City elections staff members are looking for ways to cut back on their work in Edina, one of just a handful of Minnesota cities that hold an election every year.
City Council and mayoral elections in the west-metro suburb are held in even years; in odd years, the Edina school board contracts with the city to run school board elections. As election work has piled up, particularly since the pandemic popularized absentee voting, Edina Assistant City Manager Lisa Schaefer said the three people in the city clerk's office have less time for everything else they have to do.
"Over time, elections have been more difficult to absorb," Schaefer said.
Administering a primary and general election can take up to six months of near-complete focus from city staff members, Schaefer said, from preparing to mail ballots to calibrating voting machines and processing ballots when they return.
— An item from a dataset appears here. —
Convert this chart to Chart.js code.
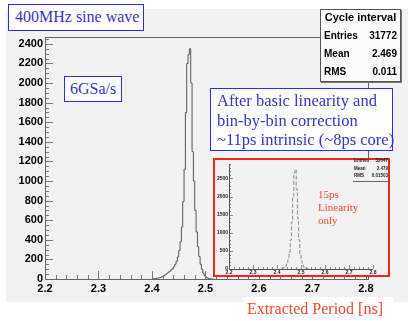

Heightened security around voting equipment has made everything more time-consuming.
The Edina school district has contracted with the city to run its elections since the 1980s, Schaefer said. It made sense decades ago, she said, but the arrangement has chafed as elections take more time and resources to manage.
The school district gets billed for city staff time and other easily measured costs. But Schaefer said it's hard to account for the costs of office space, staff burnout and tasks that don't get done during election season, such as council business, responding to data requests and managing city records.
The contract caps the bill at $150,000, which Schaefer said was easily exceeded during the 2021 election.
Most Minnesota cities and school districts align their elections, so election workers run one primary and one general election every other year. According to the Secretary of State's office, only about one in every 10 cities and school districts have misaligned election years.